August 4, 2011 at 1:08 pm
I have a difficult task here. Say there's a column in a table called CityState. The column can have values such as:
Las Angeles, CA
Anaheim, C.A.
San Diego CA
Seattle W.A.
I can't just do a simple substrings on this, because the state could potentially be 4 characters on the right. And I would want it so that it is always just the two character state (if it is C.A. it should be CA). And with a potential comma, the city name isn't as simple either.

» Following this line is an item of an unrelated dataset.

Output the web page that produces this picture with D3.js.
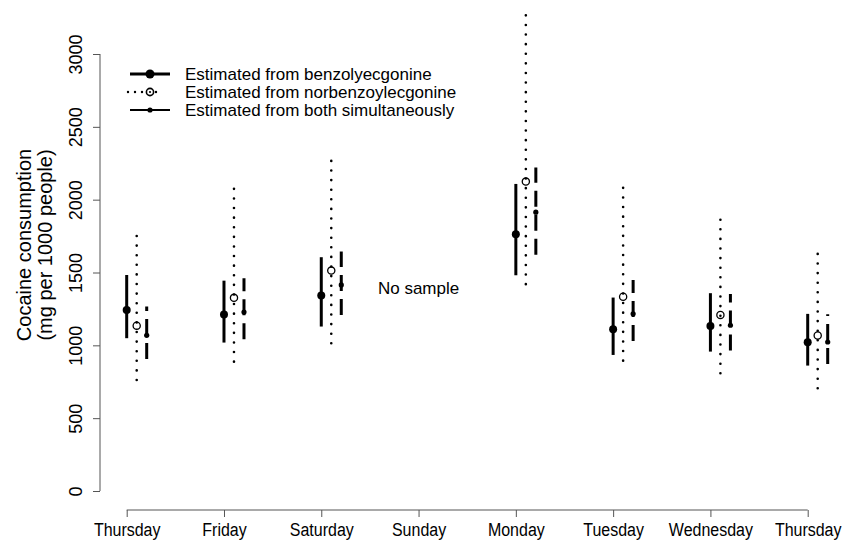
<!DOCTYPE html>
<html>
<head>
<meta charset="utf-8">
<script src="https://cdn.jsdelivr.net/npm/d3@7"></script>
<style>
  body { margin: 0; background: #fff; }
  text { font-family: "Liberation Sans", Arial, Helvetica, sans-serif; fill: #000; }
</style>
</head>
<body>
<div id="chart"></div>
<script>
// days on the x axis (Thursday twice, so index based)
var days = ["Thursday", "Friday", "Saturday", "Sunday", "Monday", "Tuesday", "Wednesday", "Thursday"];
var yTicks = [0, 500, 1000, 1500, 2000, 2500, 3000];

// benzoylecgonine
var benzoEst  = [1243, 1211, 1342, null, 1763, 1110, 1133, 1021];
var benzoLow  = [1049, 1019, 1129, null, 1481,  934,  957,  861];
var benzoHigh = [1483, 1444, 1605, null, 2108, 1328, 1358, 1216];
// norbenzoylecgonine
var norEst  = [1135, 1326, 1513, null, 2124, 1334, 1209, 1067];
var norLow  = [ 762,  888, 1014, null, 1420,  895,  808,  705];
var norHigh = [1751, 2079, 2330, null, 3271, 2086, 1866, 1633];
// both simultaneously
var bothEst  = [1069, 1229, 1415, null, 1914, 1216, 1138, 1023];
var bothLow  = [ 907, 1042, 1209, null, 1621, 1030,  964,  872];
var bothHigh = [1266, 1461, 1644, null, 2220, 1449, 1353, 1214];

var legendLabels = ["Estimated from benzolyecgonine", "Estimated from norbenzoylecgonine", "Estimated from both simultaneously"];

var W = 842, H = 542;
var svg = d3.select("#chart").append("svg").attr("width", W).attr("height", H);

var x = d3.scaleLinear().domain([0, days.length - 1]).range([126.7, 807.7]);
var y = d3.scaleLinear().domain([0, 3000]).range([491, 54]);

var axisCol = "#555";

// y axis
var yAx = svg.append("g").attr("transform", "translate(100,0)")
  .call(d3.axisLeft(y).tickValues(yTicks).tickSize(7).tickFormat(d3.format("d")));
yAx.select(".domain").attr("d", "M0," + y(0) + "V" + y(3000)).attr("stroke", axisCol);
yAx.selectAll(".tick line").attr("stroke", axisCol);
yAx.selectAll(".tick text")
  .attr("font-size", 18).attr("fill", "#000")
  .attr("transform", "rotate(-90)")
  .attr("x", 0).attr("y", -18).attr("dy", 0)
  .attr("text-anchor", "middle");

// x axis
var xAx = svg.append("g").attr("transform", "translate(0,510)")
  .call(d3.axisBottom(x).tickValues(d3.range(days.length)).tickSize(7).tickFormat(function (i) { return days[i]; }));
xAx.select(".domain").attr("d", "M" + x(0) + ",0H" + x(days.length - 1)).attr("stroke", axisCol);
xAx.selectAll(".tick line").attr("stroke", axisCol);
xAx.selectAll(".tick text").attr("font-size", 16).attr("fill", "#000").attr("dy", 0)
  .attr("transform", "scale(1,1.1)").attr("y", 23.5);

// y title
var yt = svg.append("text").attr("transform", "translate(31,245) rotate(-90)")
  .attr("text-anchor", "middle").attr("font-size", 20);
yt.append("tspan").attr("x", 0).attr("y", 0).text("Cocaine consumption");
yt.append("tspan").attr("x", 0).attr("y", 21).text("(mg per 1000 people)");

// series
var series = [
  {est: benzoEst, low: benzoLow, high: benzoHigh, off: 0, width: 3, dash: null, cap: "butt"},
  {est: norEst, low: norLow, high: norHigh, off: 10, width: 2.6, dash: "0,9.6", cap: "round"},
  {est: bothEst, low: bothLow, high: bothHigh, off: 20, width: 3, dash: "16,8", cap: "butt"}
];

series.forEach(function (s, k) {
  var g = svg.append("g");
  var idx = d3.range(days.length).filter(function (i) { return s.est[i] != null; });
  g.selectAll("line").data(idx).enter().append("line")
    .attr("x1", function (i) { return x(i) + s.off; })
    .attr("x2", function (i) { return x(i) + s.off; })
    .attr("y1", function (i) { return y(s.low[i]); })
    .attr("y2", function (i) { return y(s.high[i]); })
    .attr("stroke", "#000").attr("stroke-width", s.width)
    .attr("stroke-linecap", s.cap)
    .attr("stroke-dasharray", s.dash);
  var pts = g.selectAll("circle").data(idx).enter().append("circle")
    .attr("cx", function (i) { return x(i) + s.off; })
    .attr("cy", function (i) { return y(s.est[i]); });
  if (k == 0) pts.attr("r", 4).attr("fill", "#000");
  if (k == 1) pts.attr("r", 3.6).attr("fill", "none").attr("stroke", "#000").attr("stroke-width", 1.3);
  if (k == 2) pts.attr("r", 2.6).attr("fill", "#000");
});

// no sample label
svg.append("text").attr("x", x(3)).attr("y", 294).attr("text-anchor", "middle")
  .attr("font-size", 17).text("No sample");

// legend
var leg = svg.append("g");
legendLabels.forEach(function (lab, k) {
  var ly = 74 + k * 18;
  var ln = leg.append("line").attr("x1", 130).attr("x2", 170).attr("y1", ly).attr("y2", ly)
    .attr("stroke", "#000");
  if (k == 0) { ln.attr("stroke-width", 3); leg.append("circle").attr("cx", 150).attr("cy", ly).attr("r", 4.5).attr("fill", "#000"); }
  if (k == 1) {
    ln.attr("stroke-width", 2.4).attr("stroke-dasharray", "0,7").attr("stroke-linecap", "round").attr("x1", 128).attr("x2", 163);
    leg.append("circle").attr("cx", 150).attr("cy", ly).attr("r", 3.6).attr("fill", "#fff").attr("stroke", "#000").attr("stroke-width", 1.6);
    leg.append("circle").attr("cx", 150).attr("cy", ly).attr("r", 1.1).attr("fill", "#000");
  }
  if (k == 2) { ln.attr("stroke-width", 2.2); leg.append("circle").attr("cx", 150).attr("cy", ly).attr("r", 2.6).attr("fill", "#000"); }
  leg.append("text").attr("x", 185).attr("y", ly).attr("dy", "0.35em").attr("font-size", 17).text(lab);
});
</script>
</body>
</html>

If I wanted to select the city name (without the comma) and the state name (without the period) to insert into another table, what would be the best approach here?
Thanks in advance. 🙂
August 4, 2011 at 1:25 pm
i think if you REVERSE the string, and grab up to a space, that might be pretty close to what you are after:
you can always REPLACE() to remove any commas in the city, and REPLACE() to remove periods in the state
SELECT
CityState,
REVERSE(CityState),
CHARINDEX(' ',REVERSE(CityState)),
SUBSTRING(REVERSE(CityState),1,CHARINDEX(' ',REVERSE(CityState))),
SUBSTRING(REVERSE(CityState),CHARINDEX(' ',REVERSE(CityState))+ 1,30),
REVERSE(SUBSTRING(REVERSE(CityState),1,CHARINDEX(' ',REVERSE(CityState)))),
REVERSE(SUBSTRING(REVERSE(CityState),CHARINDEX(' ',REVERSE(CityState))+ 1,30))
FROM
(SELECT 'Las Angeles, CA' As CityState UNION ALL
SELECT 'Anaheim, C.A.' UNION ALL
SELECT 'San Diego CA' UNION ALL
SELECT 'Seattle W.A.'
)X
Lowell
August 4, 2011 at 1:59 pm
I took Lowell's code and tossed in a couple of bells and whistles. Like standardizing the commas.
-- Dude, periods in state abbreviations... seriously?
SELECT CityState,City+', '+st as fixed,city,st
FROM
(SELECT *,
ltrim(rtrim(reverse(left(revcity,(CHARINDEX(' ',revcity,1)))))) as st,
LTRIM(rtrim(reverse(right(revcity,len(revcity)-(CHARINDEX(' ',revcity,1)))))) as city
FROM
(SELECT
CityState
,ltrim(rtrim(reverse(REPLACE(REPLACE(citystate,'.',space(0)),',',SPACE(1))))) as revcity
FROM
(SELECT 'Las Angeles, CA' As CityState UNION ALL
SELECT 'Anaheim, C.A.' UNION ALL
SELECT 'San Diego CA' UNION ALL
SELECT 'Seattle WASH.'
) X
) Y
) Z
__________________________________________________
Against stupidity the gods themselves contend in vain. -- Friedrich Schiller
Stop, children, what's that sound? Everybody look what's going down. -- Stephen Stills
August 4, 2011 at 5:09 pm
So it ended up being even worse than originally thought of. The data was even messier than that. In some entries, the zip code was appended to the CityState column. (got to love user input :rolleyes:)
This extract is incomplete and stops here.